May 3, 2016
The dust-up over Meghann Foye’s call for "meternity" leave reminds us that we're all created to rest.
Such a beautiful reflection, Erica. Sadly, I think it's one that is lost on many of us in the go-go digital/corporate world today. It occurs to me that even those organizations that still permit or encourage sabbaticals for their employees often do so with strings attached. I remember some of the professors I knew in college were implicitly expected to spend their sabbaticals writing book manuscripts or brushing up on the latest research trends in their fields. When they returned, it was expected that their endeavors away from the university would lend new prestige to the Chair they occupied for the school. Likewise, companies that permit senior employees to take sabbaticals often cite the enhanced productivity of their workers as a result of a morale boost as the primary motivation, coupled with a desire to retain their best players rather than let burnout drive them away.
I know it's hopelessly idealistic today, but I think we'd do well to remember what God did in His seventh day. He didn't take a break from his primary job to dabble in a hobby or other side endeavor. He just looked upon all He had made and set the day apart for enjoyment of the pure, unadulterated goodness of it. What if our own sabbaticals were just that--invitations to NOT work but to instead revel in the beauty and goodness of our God?

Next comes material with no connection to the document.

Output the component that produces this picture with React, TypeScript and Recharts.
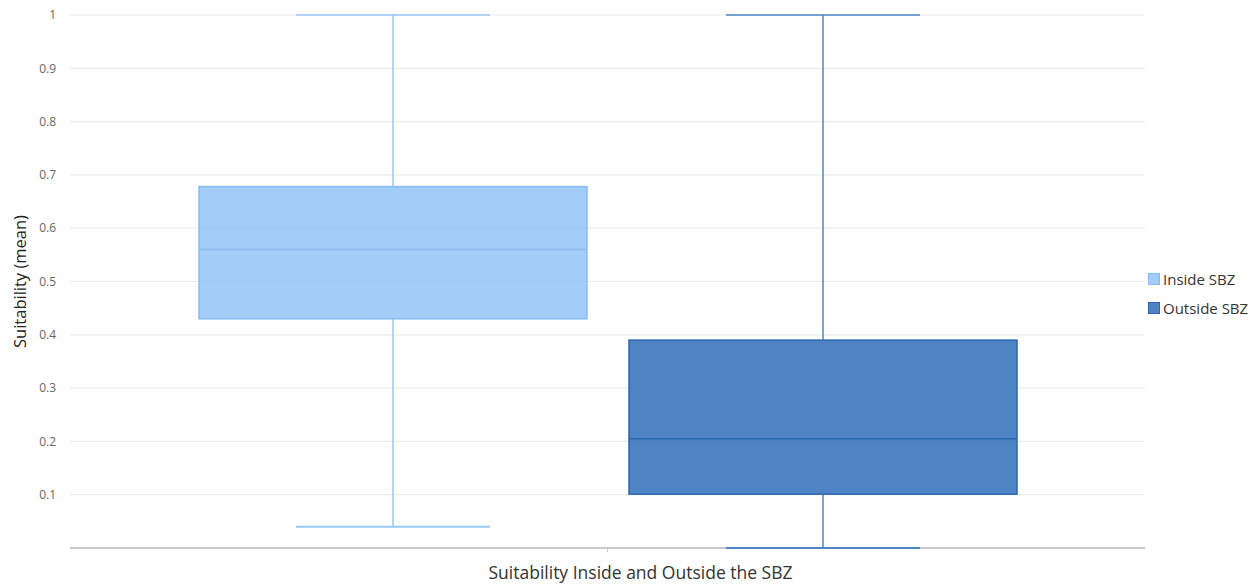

Thanks, Erica, for bringing the issue around to the notion of sabbath and sabbatical. As a pastor, I have the opportunity to take a sabbatical, and, sadly, outside of a 2-week sabbatical 2 years ago, I have allowed that benefit to slide. I want to take issue, though, with your notion that white, educated, and professional people have "privilege." It seems that you have bought into the media's lie that anyone with money or an education is privileged, as though they didn't earn it or deserve it. God never treats us fairly, at least as our culture has defined fair. God gives each of us different gifts and different lots in life. The only "privilege" we have is that we belong to our Savior, Jesus Christ. No doubt, those with less struggle more, but it's not for a lack of "privilege." Thanks again for your thoughtful comments.
In Reply to Drew (comment #28175)
Drew, when I review the story of my life, my husband and I are not in the position we are today (a family that can survive on one income in an incredibly expensive area, etc.) simply because of hard work. Both of us were born into families that had several generations of college graduates. We grew up in home with books, and music lessons, and able to attend great schools. We are both white, we are both fairly attractive, and tall. When people see us, they make assumptions about us and our backgrounds based on how we look (we are both very white.)
We both grew up with two parents married to each other. We both went to an incredible (and not inexpensive) college, and we were able to afford it not because our parents were incredibly wealthy, but because we came from families that knew how to fill out a FAFSA form. My husband is in the career field he is in because he knew the right people. We live in the neighborhood and house we live in because we know the right people.
I was born into privilege, through no hard work of my own. There's just no way around it. I don't know what your story is, but for me, this is definitely true.
With all due respect, having been given a sabbatical, and allowing it to "slide" is pretty much the definition of privilege.
Sometimes I wish we could all do a bit of time traveling and see how much more tired the human population was, in general, 50 years ago, 100 years ago, 200 years ago, 1000 years ago, and how much less we had to show for our far more tiring work after putting in twice times (or more) the work effort and hours than any of us do now.
My sense, after observing for over a half-century, is that people tend to complain about how much they have to do and how tired they are, regardless of how much they have to do and how tired they are. I suspect even the Kardashians complain about it.
Ironically, it is sometimes the very rich who more work far too much -- who really need to take more sabbath time at the price of income -- and the very poor who have more Sabbath than what is good for them.
All in all, the concept of a sabbath is good, and for those of us who choose to take advantage, there is one day of it every week. In fact, many of us get two sabbath days a week, Saturday and Sunday, and most of us get to work a ridiculously few hours every week (compared to other people going back into history), and within families, only a fraction (of family members) have to actually work (again, compared to other people going back into history) -- the rest get to go to school, or take care of small children, or just do nothing for most of the day, most days. And then lots of us get to go on vacations as well.
Sometimes, I think most of us take too much Sabbath rest, although not constructively. Of course, it varies a lot by individual.